I have an Elasticsearch index with two fields: “title” and “product_titles”. I want to search for documents that match a query string in both fields, but give more priority to the “title” field. For example, if I search for “A B”, I want the documents that have “A B” in the “title” field to rank higher than the documents that have “A B” in the “product_titles” field. I also want to consider the number of occurrences of the query string in the “product_titles” field as a secondary factor for ranking.
Here is a sample of expected result sorted by score in JSON format:
[
{
"title": "A B ...", // title matches
"product_titles": ["anything", "anything"]
},
{
"title": "anything",
"product_titles": ["....A B....", " ... A B", "A B ..."] // three matches
},
{
"title": "anything",
"product_titles": ["....A B....", " ... A B"] // two matches
},
{
"title": "A", // partial match
"product_titles": ["anything"] // no match
}
]
This is one way of achieving this, but you'll have to re-index your data. Also, test it thoroughly, it works with the data you provided.

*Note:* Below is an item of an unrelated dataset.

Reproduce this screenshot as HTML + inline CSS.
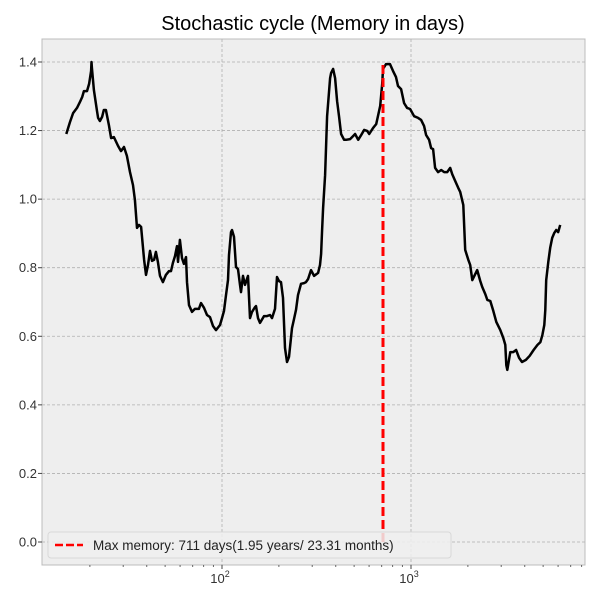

Create the mapping for title
field initially, and also provide a similarity function, which defines how score will be computed for title
field. Like this:
PUT /dummy-index
{
"settings": {
"number_of_shards": 1,
"similarity": {
"scripted_tf": {
"type": "scripted",
"script": {
"source": "return Math.pow(doc.freq, query.boost)"
}
}
}
},
"mappings": {
"properties": {
"title": {
"type": "text",
"similarity": "scripted_tf"
},
"product_titles": {
"type": "text"
}
}
}
}
In this query, we are providing a similarity function for title
field. In which we are raising the score
for title
using power
function, rather than multiplying.
Then, after indexing the data, the following query gives desired results.
GET dummy-index/_search
{
"query": {
"multi_match": {
"query": "A B",
"fields": ["title^2", "product_titles"]
}
}
}